Around the same time, you might notice flu-like symptoms: fatigue, headache, muscle aches, fever, and swollen lymph nodes. These symptoms overlap with many common illnesses, which is why Lyme often gets mistaken for a virus if the rash was missed or never appeared.

Facial Drooping and Nerve Involvement

One of the more alarming visible signs of Lyme disease is facial palsy, a drooping of the facial muscles that can affect one or both sides of the face. This happens when the infection reaches the nerves that control facial movement. It can look similar to Bell’s palsy: the affected side of the face sags, you may have trouble closing one eye, and smiling appears uneven. Facial palsy from Lyme disease typically develops weeks after the initial infection and is one of the more common neurologic complications.

Joint Swelling in Later Stages

If Lyme disease remains untreated for months, it often settles in the joints. Lyme arthritis typically develops within one to a few months after infection, and the knees are the most commonly affected joint. The swelling is usually obvious, sometimes dramatically so, with the joint appearing visibly puffy and feeling warm to the touch. Movement becomes painful.

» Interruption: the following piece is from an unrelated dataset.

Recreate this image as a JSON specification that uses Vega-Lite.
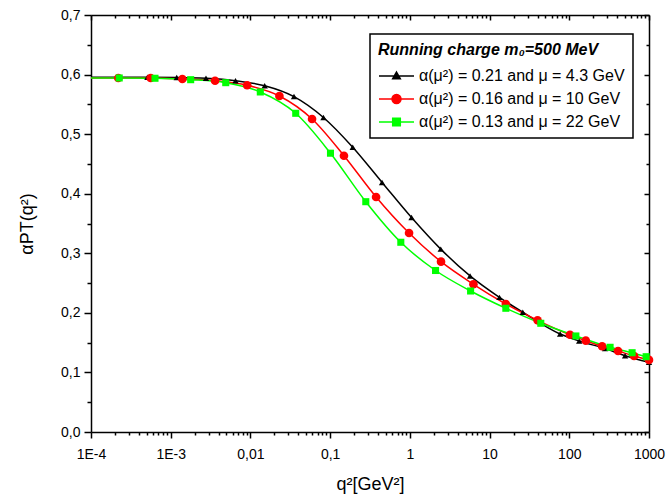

Other large joints can also be involved: the shoulder, ankle, elbow, jaw, wrist, and hip. One of the tricky characteristics of Lyme arthritis is that the swelling can come and go or even shift between joints over time. In the shoulder, hip, or jaw, the swelling may be harder to see and easier to dismiss as general stiffness or strain. The intermittent pattern, where a knee swells for a few days, improves, then flares again weeks later, is a hallmark that distinguishes it from other types of arthritis.

How Doctors Identify Lyme Disease

Diagnosis relies on the full picture rather than any single test. Doctors evaluate whether you’ve been in an area with infected blacklegged ticks (the only type that carries the Lyme bacterium in North America), whether your symptoms fit the pattern, and whether other conditions could explain what you’re experiencing. Blood tests can help confirm the diagnosis, but they’re most useful a few weeks after infection when the body has had time to produce detectable antibodies.

The expanding rash, when present, is considered strong enough evidence on its own for a doctor to start treatment without waiting for lab results. That’s why recognizing the rash early, even when it doesn’t look like a perfect bull’s-eye, matters so much. The earlier treatment begins, the faster and more completely most people recover.